University employees should be especially vigilant regarding the security of information and devices while working remotely. The best place to start is the Information Security Office’s Security guidance for working remotely.
In addition to protecting the security of information, you must also be vigilant in managing and retaining university records while working remotely.
University Records
A university record is any recorded information created or received in the course of conducting university business. Recorded information may be paper, electronic, video and audio recordings, microform, or other media. University business includes all university activities, operations, and interactions between the university and its internal and external constituents. University records may be located in many places – at your desk, on your computer, or in networked storage locations managed by your department or the university as departmental, enterprise, or third-party services.
You create university records throughout your work day when you email or respond to your customers or constituents, post information to the web or your department’s social media account, write a report, create a spreadsheet, take meeting notes, or record a class or training presentation.
Types of Records
Everything you create, write down, print, or record in the course of your work at the university is a record, and no university record may be destroyed or deleted without following the university’s disposition process that pertains to that record type. There are three types of university records:
Master Record
- One copy of every record created or received through university business processes, which is the master record
- Retained according to retention rules in the UTRRS, the university’s record retention schedule
- Requires a request to dispose of records and authorization by the Records Management Officer (RMO) to destroy or delete
Convenience Copy
- A copy of a master record created for convenience, reference, or research
- Retained until it is no longer needed but not longer than the master record
- Does not require a request to dispose of records
Transitory Information
- A record of temporary usefulness that:
- is transferred to a master record, e.g., meeting notes transferred to meeting minutes
- do not document, support, or arise from university business processes, e.g., limited personal use email
- cannot be classified as an integral part of any record series in the UTRRS other than UT Item AALL083 Transitory Information or another series that does not require request to dispose of records
- Retained until it has served its purpose and then should be routinely and systematically disposed
- Does not require a request to dispose of records
Remember, even though you may not have to request to dispose of a university record because it is not a master record, you must protect it, especially if it contains confidential or controlled information.
Protect your university records
It is essential that you put in place controls needed to protect, manage, and retain university records while working remotely. Many of the controls are the same controls needed for protecting the security of information and data, but the focus of these guidelines is university records.
Protect university records on any computer or device
- Lock the screen when your computer or device is unattended and require a username/password to log in.
- Shut down when you are done for the day.
- Do not shut down a work computer to which you connect via Remote Desktop. Your work computer must be in a secure location on campus and protected from unauthorized access.
- Do not share your login and password information with anyone, including family members.
- Do not let others in your household use your university-issued computer.

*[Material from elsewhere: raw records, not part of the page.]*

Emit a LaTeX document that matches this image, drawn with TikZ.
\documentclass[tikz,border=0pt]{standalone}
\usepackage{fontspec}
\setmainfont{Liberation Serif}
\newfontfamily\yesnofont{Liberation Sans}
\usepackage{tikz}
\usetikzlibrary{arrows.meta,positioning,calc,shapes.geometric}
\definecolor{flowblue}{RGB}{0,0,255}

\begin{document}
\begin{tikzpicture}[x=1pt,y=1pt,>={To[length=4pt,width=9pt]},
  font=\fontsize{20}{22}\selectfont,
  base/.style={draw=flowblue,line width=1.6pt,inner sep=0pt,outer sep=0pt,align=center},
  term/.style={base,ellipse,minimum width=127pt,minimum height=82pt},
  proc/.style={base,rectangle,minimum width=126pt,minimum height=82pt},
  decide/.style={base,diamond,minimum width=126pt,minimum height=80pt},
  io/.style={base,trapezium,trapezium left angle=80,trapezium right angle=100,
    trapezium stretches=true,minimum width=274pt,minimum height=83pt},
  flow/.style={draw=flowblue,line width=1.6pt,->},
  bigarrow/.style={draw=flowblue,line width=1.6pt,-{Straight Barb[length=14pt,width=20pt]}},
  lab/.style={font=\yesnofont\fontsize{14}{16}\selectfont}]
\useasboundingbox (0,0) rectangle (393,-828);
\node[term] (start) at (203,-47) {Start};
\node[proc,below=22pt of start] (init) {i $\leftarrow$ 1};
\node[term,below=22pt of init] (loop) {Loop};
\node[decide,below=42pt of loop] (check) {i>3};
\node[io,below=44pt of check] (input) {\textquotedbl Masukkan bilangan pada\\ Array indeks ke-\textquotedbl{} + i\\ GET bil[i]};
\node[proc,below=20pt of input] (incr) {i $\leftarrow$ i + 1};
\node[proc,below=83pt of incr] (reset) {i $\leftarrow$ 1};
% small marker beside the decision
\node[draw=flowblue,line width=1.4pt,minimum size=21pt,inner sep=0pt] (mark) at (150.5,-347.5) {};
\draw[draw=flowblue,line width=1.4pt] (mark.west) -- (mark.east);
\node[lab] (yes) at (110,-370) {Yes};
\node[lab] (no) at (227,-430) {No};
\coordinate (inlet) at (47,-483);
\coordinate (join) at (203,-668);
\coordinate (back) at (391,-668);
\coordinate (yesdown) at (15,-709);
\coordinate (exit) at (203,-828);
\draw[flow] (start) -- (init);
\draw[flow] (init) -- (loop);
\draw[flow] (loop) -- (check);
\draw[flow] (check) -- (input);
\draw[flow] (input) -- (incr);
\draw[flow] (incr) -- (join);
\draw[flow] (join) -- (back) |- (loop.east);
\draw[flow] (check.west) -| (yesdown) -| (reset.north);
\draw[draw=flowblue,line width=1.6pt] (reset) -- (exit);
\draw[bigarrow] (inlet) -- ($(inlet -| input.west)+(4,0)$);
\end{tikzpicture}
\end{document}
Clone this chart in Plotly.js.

Using university records on your personal computer or devices
- University faculty and staff may use personal computers or devices to conduct university business if they handle moderate to low-risk university data following the security guidance for working remotely.
- You are not permitted to use your personal computer if you handle high-risk university data.
- An exception can be made if you arrange for your personal computer to be used to connect to a remote workstation residing on campus.
- Store university records on a university-managed networked location or service, e.g., SharePoint, Austin Disk, UTBox, OneDrive, University Wiki Service, etc.
- If university records must be copied to a personal device in order to work on a file, make certain to copy the final file to a university-managed location and to delete the file, and all copies of it, from the device when the work is complete.
- Do not store university records on personal jump drives, flash drives, external hard drives, or any other drive or device that you have at home unless it is a device vetted by the Information Security Office.
- Do not store university records on a non-managed university networked service, e.g., your personal Google Drive or Dropbox.
Sharing personal computers or devices
- If you are using your personal computer, and you share it with someone in your household:
- Create a separate account for each user on your personal computer.
- Password protect the account you use to connect to university resources.
- If you share a tablet or smart phone with someone, or must share a computer account:
- Log out of all university-managed services and applications, such as Outlook, Teams, VPN, etc., before others use the device.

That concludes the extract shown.